= Louise Stolberg =

Danish salon hostess, playwright, and letter writer (1746–1824)

Countess Frederikke Louise von Stolberg, previously known as Luise von Gramm (August 21, 1746–November 29, 1824) was a Danish saloniste, playwright and letter writer. She is attributed with a certain degree of political influence upon various power holders in the policy of Denmark and Germany; she participated in the 1784 coup in Denmark. Her preserved correspondence is regarded as a valuable historic source about the courtiers of the Danish royal court of her time.

==Life==
She was born to Count Christian Ditlev Reventlow (1710-1775) and his first wife, Baroness Johanne Sophie Frederikke von Bothmer (1718-1754).

===Court life===
In 1761, she married the courtier nobleman Christian Frederik von Gram (1737-1768).

The social position of her first spouse made her a participator in Danish Royal Court life. She was one of the few people Queen Caroline Matilda befriended prior to the banishment of her favorite Louise von Plessen. Reportedly, Gramm acted as a form of channel between the queen in her isolation with Louise von Plessen, and the other female courtiers: she informed the queen what the women of the court said about her, and then informed the women of the court what the queen said about them, which for a time gave her an influential position until her method was discovered. For a time, she and her spouse were regarded as important people because of her favor with the queen.

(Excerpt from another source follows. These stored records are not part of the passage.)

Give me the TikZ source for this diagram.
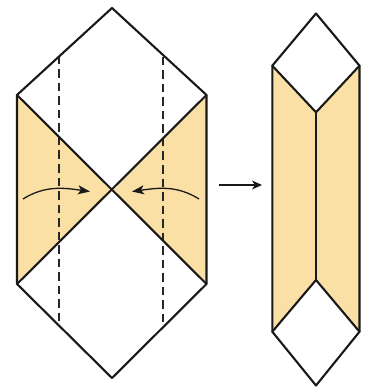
\documentclass[tikz,border=0pt]{standalone}
\usetikzlibrary{arrows.meta}
\definecolor{paper}{HTML}{FBE0A6}
\begin{document}
\begin{tikzpicture}[x=1pt,y=-1pt,
  edge/.style={line width=2.1pt,line join=round,line cap=round,draw=black!90},
  fold/.style={line width=1.8pt,draw=black!85,dash pattern=on 8.5pt off 5pt},
  move/.style={line width=1.3pt,draw=black!90,-{Stealth[length=12pt,width=9pt,inset=3pt]}},
  move2/.style={line width=1.2pt,draw=black!90,-{Stealth[length=10pt,width=9pt,inset=3pt]}}]
\useasboundingbox (0,0) rectangle (367,387);
% left sheet
\coordinate (T) at (112,8);
\coordinate (UL) at (17,95);
\coordinate (UR) at (206.5,95);
\coordinate (C) at (112,191.5);
\coordinate (LL) at (17,284);
\coordinate (LR) at (206.5,284);
\coordinate (B) at (112,378);
\fill[paper] (UL) -- (C) -- (LL) -- cycle;
\fill[paper] (UR) -- (C) -- (LR) -- cycle;
\draw[fold] (59.3,56) -- (59.3,325.5);
\draw[fold] (162.7,57) -- (162.7,327.5);
\draw[edge] (UL) -- (T) -- (UR) -- (LR) -- (B) -- (LL) -- cycle;
\draw[edge] (UL) -- (LR);
\draw[edge] (UR) -- (LL);
\coordinate (a1) at (23,199);
\coordinate (a2) at (90,191.5);
\coordinate (b1) at (199,199);
\coordinate (b2) at (132,191.5);
\draw[move] (a1) to[out=32,in=172] (a2);
\draw[move] (b1) to[out=148,in=8] (b2);
% arrow between
\coordinate (m1) at (219,185);
\coordinate (m2) at (262,185);
\draw[move2] (m1) -- (m2);
% right sheet
\coordinate (rT) at (316,13.5);
\coordinate (rUL) at (272.3,65.7);
\coordinate (rUR) at (359.5,65.7);
\coordinate (rI) at (316,112.3);
\coordinate (rJ) at (316,280);
\coordinate (rLL) at (272.3,331.7);
\coordinate (rLR) at (359.5,331.7);
\coordinate (rB) at (316,385.5);
\fill[paper] (rUL) -- (rI) -- (rJ) -- (rLL) -- cycle;
\fill[paper] (rUR) -- (rI) -- (rJ) -- (rLR) -- cycle;
\draw[edge] (rUL) -- (rT) -- (rUR) -- (rLR) -- (rB) -- (rLL) -- cycle;
\draw[edge] (rUL) -- (rI) -- (rUR);
\draw[edge] (rLL) -- (rJ) -- (rLR);
\draw[edge] (rI) -- (rJ);
\end{tikzpicture}
\end{document}
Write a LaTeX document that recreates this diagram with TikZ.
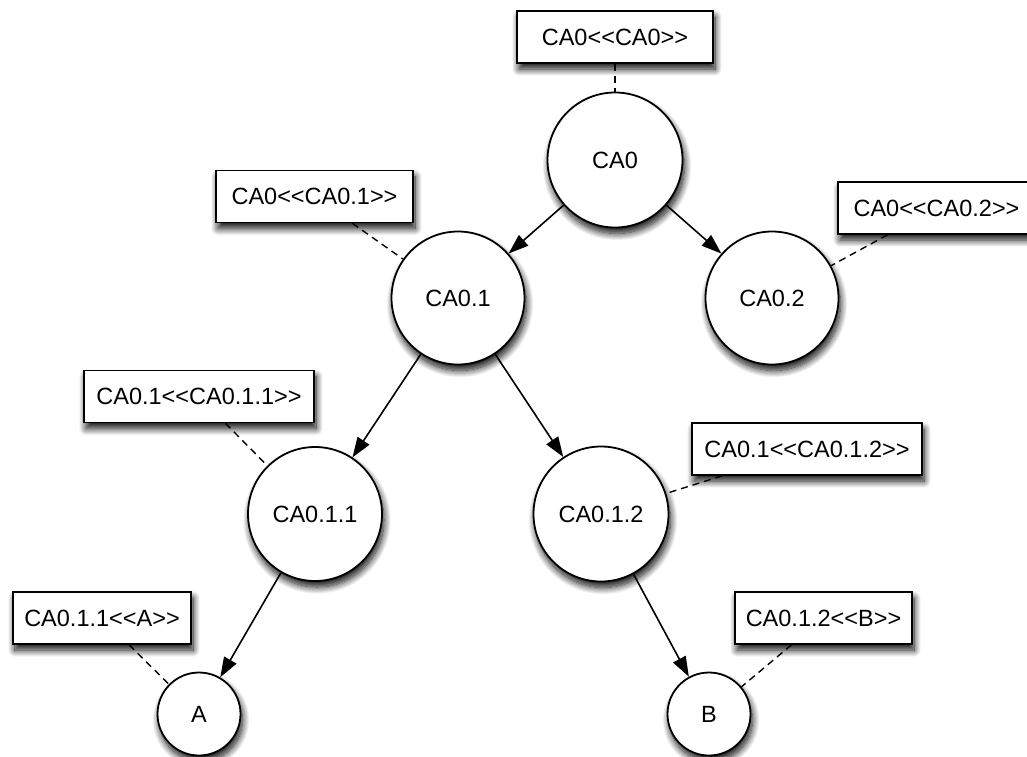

In 1768, she became a widow and retired for a year of mourning. When she returned, she lost her favor with the queen because of her dislike of the queen's circle of friends, Elisabet von Eyben, Anna Sofie von Bülow, Johanne Marie de Malleville and Christine Sophie von Gähler, whom she considered immoral, and because of her refusal to participate in the queen's attempt to have the king's favorite Conrad Holck (1745-1800) exiled. She retired from court life in 1771.

===Culture personality===
In 1776, she remarried Count Christian of Stolberg-Stolberg (1748-1821). In 1777, Stolberg became county governor of Tremsbüttel in Holstein. Her second marriage was a love match; the couple married for mutual love and became very happy, though poor and childless. Until 1797, they lived in Tremsbüttel in Holstein, where her spouse was a local administrator and where she hosted a salon described as a centre for the German-Danish cultural world. She corresponded with many of the leading figures within the literal and political world in Denmark and Germany, among them Goethe. She also wrote a play, Emil (1782).

She was an advisor to her brothers, the politicians Christian Ditlev Frederik Reventlow and Johan Ludvig Reventlow, and contributed in the preparations of the coup of 1784, which deposed the Danish regency and brought the Bernstorff-Reventlow-Schimmelmann party to power.

She is interred in Horslunde Graveyard on Lolland.